A disciplined pricing approach is simple: you anchor to comparable units, you adjust for features tenants actually value, and you move quickly if inquiry volume is low. Sitting overpriced for weeks is one of the most expensive mistakes investors make because vacancy is not just lost rent – it often leads to panic discounting and weaker tenant selection.
Tenant screening and leasing: the quiet driver of returns
In Tbilisi, a “filled unit” is not the goal. A paying, stable tenant is the goal.
Screening needs to be consistent. You want to verify identity, understand income and employment stability, and set expectations in writing. For expats and remote workers, you may rely more heavily on contract terms, deposits, and documented payment history. For local tenants, you may focus more on references and practical affordability.

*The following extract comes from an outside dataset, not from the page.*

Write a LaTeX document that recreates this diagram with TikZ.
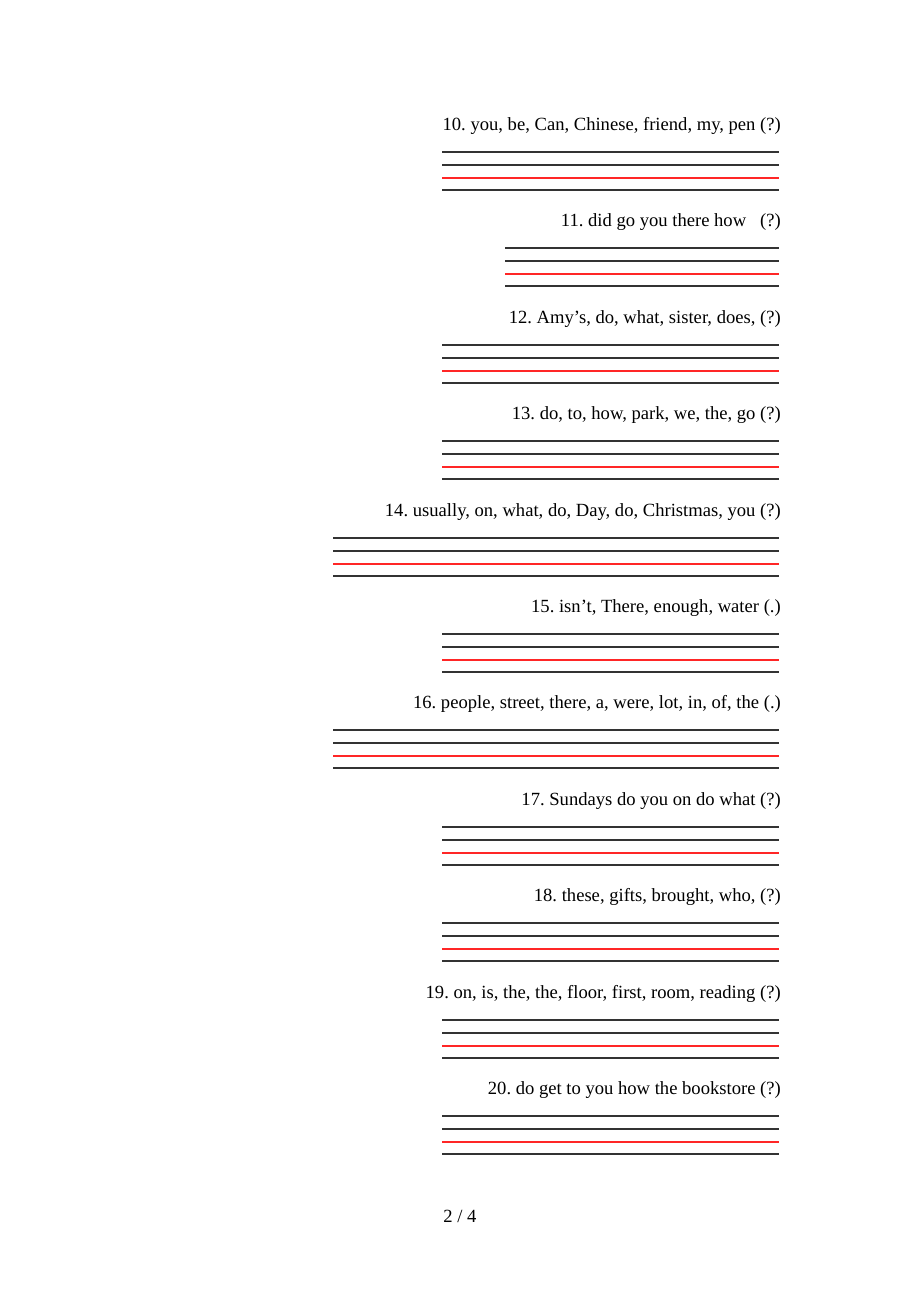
\documentclass[tikz,border=0pt]{standalone}
\usepackage{fontspec}
\setmainfont{Liberation Serif}
\frenchspacing
\begin{document}
\begin{tikzpicture}[x=1pt,y=-1pt,
  qtext/.style={anchor=east,inner sep=0pt,font=\fontsize{18.6}{21}\selectfont},
  rule/.style={line width=1.2pt,draw=black!80},
  redrule/.style={line width=1.2pt,draw=red!85},
]
\useasboundingbox (0,0) rectangle (920,1302);
\fill[white] (0,0) rectangle (920,1302);
\foreach \n/\t/\yy/\xl in {
  10/{10. you, be, Can, Chinese, friend, my, pen (?)}/124/442,
  11/{11. did go you there how \ \ (?)}/220/505,
  12/{12. Amy’s, do, what, sister, does, (?)}/317/442,
  13/{13. do, to, how, park, we, the, go (?)}/413/442,
  14/{14. usually, on, what, do, Day, do, Christmas, you (?)}/510/333,
  15/{15. isn’t, There, enough, water (.)}/606/442,
  16/{16. people, street, there, a, were, lot, in, of, the (.)}/702/333,
  17/{17. Sundays do you on do what (?)}/799/442,
  18/{18. these, gifts, brought, who, (?)}/895/442,
  19/{19. on, is, the, the, floor, first, room, reading (?)}/992/442,
  20/{20. do get to you how the bookstore (?)}/1088/442}{
  \node[qtext] (q\n) at (781,\yy+2) {\t};
  \coordinate (a\n) at (\xl,\yy+28);
  \coordinate (b\n) at (779,\yy+28);
  \draw[rule] (a\n) -- (b\n);
  \draw[rule] ([yshift=-13pt]a\n) -- ([yshift=-13pt]b\n);
  \draw[redrule] ([yshift=-26pt]a\n) -- ([yshift=-26pt]b\n);
  \draw[rule] ([yshift=-38pt]a\n) -- ([yshift=-38pt]b\n);
}
\node[inner sep=0pt,font=\fontsize{18.6}{21}\selectfont] (pg) at (460,1216) {2 / 4};
\end{tikzpicture}
\end{document}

Lease clarity matters because it prevents disputes. Payment dates, utility responsibility, maintenance reporting, and rules around pets or subletting should be explicit. If you are managing remotely, ambiguity turns into late-night messages and delayed resolutions.
This is where professional operations pay for themselves. Strong leasing reduces late payments, reduces damage, and lowers turnover. It also protects your time.
Maintenance and CapEx: protect the unit, protect the yield
Your rental yield is not just rent minus a mortgage. It is rent minus vacancy, repairs, replacements, and time.
Tbilisi apartments typically require recurring attention: plumbing fixes, appliance replacement, HVAC servicing, and small electrical repairs. The highest-performing investors treat maintenance like a preventive program, not a reactive scramble.
Budget realistically. If you run “too lean,” a single appliance failure can force you into rushed purchasing and higher labor costs. If you maintain proactively, you reduce emergency callouts and protect tenant satisfaction.
Also plan for building-related issues. Elevators, entry systems, and shared plumbing stacks are outside your unit but can still affect tenant experience and retention. A building with weak common-area management can create more tenant turnover even if your unit is perfect.
Compliance and records: boring work that saves you later
Cross-border ownership is simplest when your records are clean. You want a consistent trail of lease documents, rent receipts, maintenance invoices, and tenant communications.
Good record-keeping does two things. It reduces disputes because facts are easy to produce, and it supports tax and reporting needs without end-of-year chaos. It also makes it easier to scale from one unit to three or five, because your process does not break under volume.
If you are not local, assume that anything “handled informally” will eventually cost you time and money.
The hands-off setup: how remote investors should build the system
If you want hands-off ownership, your job is not to manage tenants. Your job is to set up the machine.
That machine includes clear leasing standards, a vetted maintenance network, a response protocol for tenant issues, and a pricing strategy that adjusts with the market. It also includes a single accountable operator who can coordinate all of it without you chasing contractors across time zones.
This is exactly what a local management team should do: stabilize occupancy, protect the asset, and keep small problems from turning into expensive ones. If you want a partner that runs day-to-day operations end-to-end in Tbilisi, Property Management Georgia is built for that execution model.
A closing thought you can use this week
Before you buy your next unit in Tbilisi, write down one sentence: “This apartment is meant for X tenant on Y lease length, and it wins because Z.” If you cannot answer that cleanly, you are not underwriting a rental – you are hoping. Hope is not a strategy, but a disciplined operating plan is.